Leo Nobile

No. 58
- Positions: Guard Linebacker

Personal information
- Born: September 22, 1922 Ambridge, Pennsylvania
- Died: November 14, 2006 (aged 84) Moon Township, Pennsylvania
- Listed height: 5 ft 10 in (1.78 m)
- Listed weight: 215 lb (98 kg)

Career information
- College: Penn State

Career history
- 1947: Washington Redskins
- 1948–1949: Pittsburgh Steelers
- Stats at Pro Football Reference

= Leo Nobile =

American football player (1922–2006)

Leo Anthony Nobile (September 22, 1922 - November 14, 2006) was an American football player for the Washington Redskins and Pittsburgh Steelers of the National Football League.

==Biography==
Born in Ambridge, Pennsylvania, Nobile played college football as a guard at Pennsylvania State University.

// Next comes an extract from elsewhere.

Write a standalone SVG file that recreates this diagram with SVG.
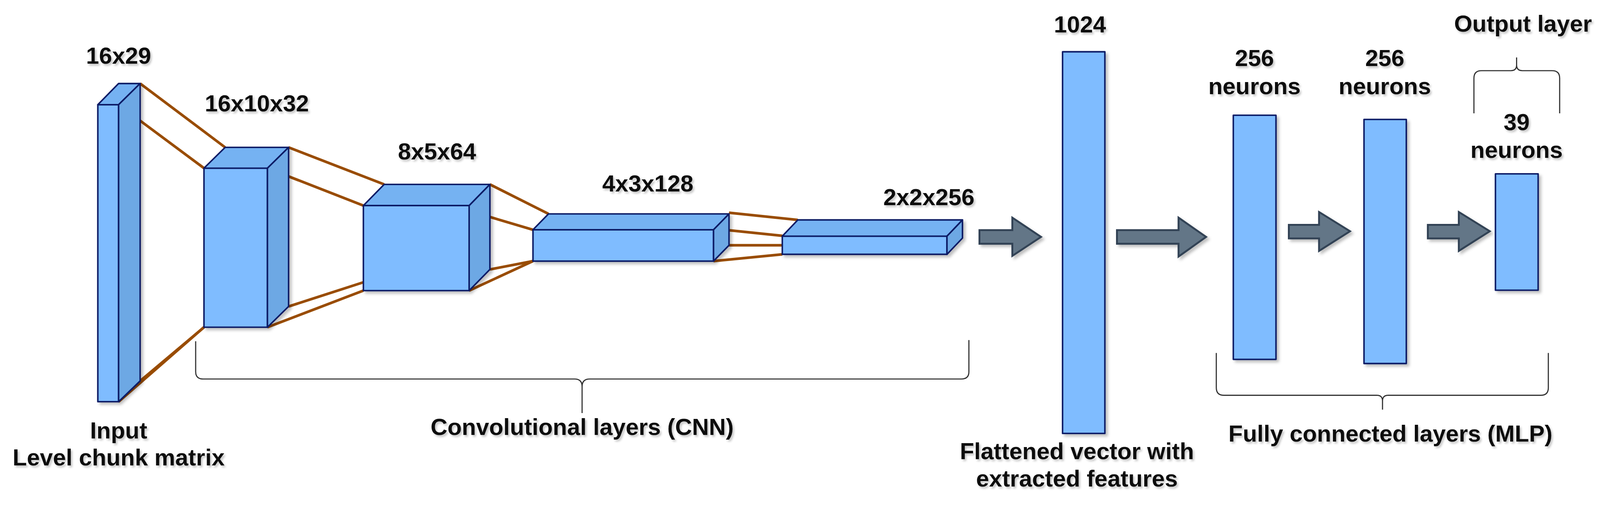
<svg xmlns="http://www.w3.org/2000/svg" width="4236" height="1323" viewBox="0 0 4236 1323">
<defs>
<filter id="sh" x="-10%" y="-10%" width="130%" height="130%"><feDropShadow dx="6" dy="6" stdDeviation="4" flood-color="#000" flood-opacity="0.25"/></filter>
<filter id="ts" x="-5%" y="-20%" width="115%" height="150%"><feDropShadow dx="4" dy="5" stdDeviation="3" flood-color="#000" flood-opacity="0.22"/></filter>
</defs>
<style>
.f{fill:#7FBCFF;stroke:#0B1A66;stroke-width:4;stroke-linejoin:round}
.t{fill:#75B2F2;stroke:#0B1A66;stroke-width:4;stroke-linejoin:round}
.s{fill:#6DA8E4;stroke:#0B1A66;stroke-width:4;stroke-linejoin:round}
.c{stroke:#994C00;stroke-width:7;fill:none}
.b{stroke:#333;stroke-width:3;fill:none}
.a{fill:#647687;stroke:#314354;stroke-width:5;stroke-linejoin:miter}
text{font-family:"Liberation Sans",Arial,sans-serif;font-weight:bold;font-size:62px;fill:#111;text-anchor:middle;filter:url(#ts)}
</style>
<rect width="4236" height="1323" fill="#fff"/>
<g transform="scale(0.967)">
<g id="connectors">
<line class="c" x1="371" y1="221" x2="596" y2="390"/>
<line class="c" x1="314" y1="277" x2="540" y2="445"/>
<line class="c" x1="314" y1="1063" x2="540" y2="866"/>
<line class="c" x1="371" y1="1008" x2="540" y2="866"/>
<line class="c" x1="764" y1="390" x2="1017" y2="488"/>
<line class="c" x1="708" y1="445" x2="962" y2="544"/>
<line class="c" x1="764" y1="811" x2="962" y2="747"/>
<line class="c" x1="708" y1="866" x2="962" y2="769"/>
<line class="c" x1="1297" y1="488" x2="1452" y2="566"/>
<line class="c" x1="1242" y1="558" x2="1411" y2="608"/>
<line class="c" x1="1297" y1="713" x2="1411" y2="691"/>
<line class="c" x1="1242" y1="769" x2="1411" y2="691"/>
<line class="c" x1="1930" y1="563" x2="2112" y2="582"/>
<line class="c" x1="1889" y1="605" x2="2071" y2="624"/>
<line class="c" x1="1930" y1="649" x2="2071" y2="649"/>
<line class="c" x1="1889" y1="691" x2="2071" y2="673"/>
<polygon class="a" filter="url(#sh)" points="2593,609 2680,609 2680,576 2756,627 2680,677 2680,645 2593,645"/>
<polygon class="a" filter="url(#sh)" points="2957,609 3120,609 3120,576 3193,627 3120,679 3120,645 2957,645"/>
<polygon class="a" filter="url(#sh)" points="3412,595 3492,595 3492,561 3574,612 3492,664 3492,631 3412,631"/>
<polygon class="a" filter="url(#sh)" points="3780,595 3862,595 3862,561 3944,612 3862,664 3862,631 3780,631"/>
</g>
<g id="input">
<g filter="url(#sh)">
<rect class="f" x="259" y="277" width="55" height="786"/>
<polygon class="t" points="259,277 314,221 371,221 314,277"/>
<polygon class="s" points="314,277 371,221 371,1008 314,1063"/>
</g>
<text x="314" y="169">16x29</text>
</g>
<g id="conv1">
<g filter="url(#sh)">
<rect class="f" x="540" y="445" width="168" height="421"/>
<polygon class="t" points="540,445 596,390 764,390 708,445"/>
<polygon class="s" points="708,445 764,390 764,811 708,866"/>
</g>
<text x="680" y="295">16x10x32</text>
</g>
<g id="conv2">
<g filter="url(#sh)">
<rect class="f" x="962" y="544" width="280" height="225"/>
<polygon class="t" points="962,544 1017,488 1297,488 1242,544"/>
<polygon class="s" points="1242,544 1297,488 1297,713 1242,769"/>
</g>
<text x="1157" y="422">8x5x64</text>
</g>
<g id="conv3">
<g filter="url(#sh)">
<rect class="f" x="1411" y="608" width="478" height="83"/>
<polygon class="t" points="1411,608 1452,566 1930,566 1889,608"/>
<polygon class="s" points="1889,608 1930,566 1930,649 1889,691"/>
</g>
<text x="1715" y="507">4x3x128</text>
</g>
<g id="conv4">
<g filter="url(#sh)">
<rect class="f" x="2071" y="625" width="436" height="48"/>
<polygon class="t" points="2071,625 2112,582 2548,582 2507,625"/>
<polygon class="s" points="2507,625 2548,582 2548,630 2507,673"/>
</g>
<text x="2459" y="543">2x2x256</text>
</g>
<g id="flat">
<rect class="f" filter="url(#sh)" x="2813" y="137" width="112" height="1010"/>
<text x="2859" y="86">1024</text>
<text x="2851" y="1215">Flattened vector with</text>
<text x="2851" y="1288">extracted features</text>
</g>
<g id="fc1">
<rect class="f" filter="url(#sh)" x="3265" y="305" width="113" height="646"/>
<text x="3321" y="175">256</text>
<text x="3321" y="249">neurons</text>
</g>
<g id="fc2">
<rect class="f" filter="url(#sh)" x="3611" y="316" width="112" height="646"/>
<text x="3666" y="175">256</text>
<text x="3666" y="249">neurons</text>
</g>
<g id="out">
<rect class="f" filter="url(#sh)" x="3959" y="460" width="113" height="308"/>
<text x="4015" y="344">39</text>
<text x="4015" y="418">neurons</text>
<text x="4032" y="84">Output layer</text>
</g>
<g id="braces">
<path class="b" d="M518,903 V984 Q518,1003 538,1003 H1521 Q1541,1003 1541,1023 V1093 M1541,1023 Q1541,1003 1561,1003 H2545 Q2565,1003 2565,984 V900"/>
<path class="b" d="M3220,934 V1026 Q3220,1046 3240,1046 H3645 Q3660,1046 3660,1061 V1084 M3660,1061 Q3660,1046 3675,1046 H4079 Q4099,1046 4099,1026 V934"/>
<path class="b" d="M3902,300 V207 Q3902,187 3922,187 H4000 Q4015,187 4015,172 V152 M4015,172 Q4015,187 4030,187 H4109 Q4129,187 4129,207 V300"/>
<text x="314" y="1160">Input</text>
<text x="314" y="1232">Level chunk matrix</text>
<text x="1541" y="1151">Convolutional layers (CNN)</text>
<text x="3681" y="1169">Fully connected layers (MLP)</text>
</g>
</g>
</svg>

Before he graduated, he served in the United States Army during World War II as a radio operator in the Aleutian Islands. After the war, he graduated from Penn State and joined the Redskins for the 1947 season. He played both guard and linebacker for the Steelers in 1948 and 1949. Nobile gained dubious notoriety for almost drowning during a rainy-day game at Forbes Field when he was trapped under a pile of players face-down in a puddle.

From 1973 to 1989, Nobile was director of activities and athletics at Western Penitenitary near Pittsburgh, where he started a semi-pro inmate team called the "Pittsburgh Stealers."

Nobile lived in Moon Township, Pennsylvania. He died of kidney failure on November 14, 2006.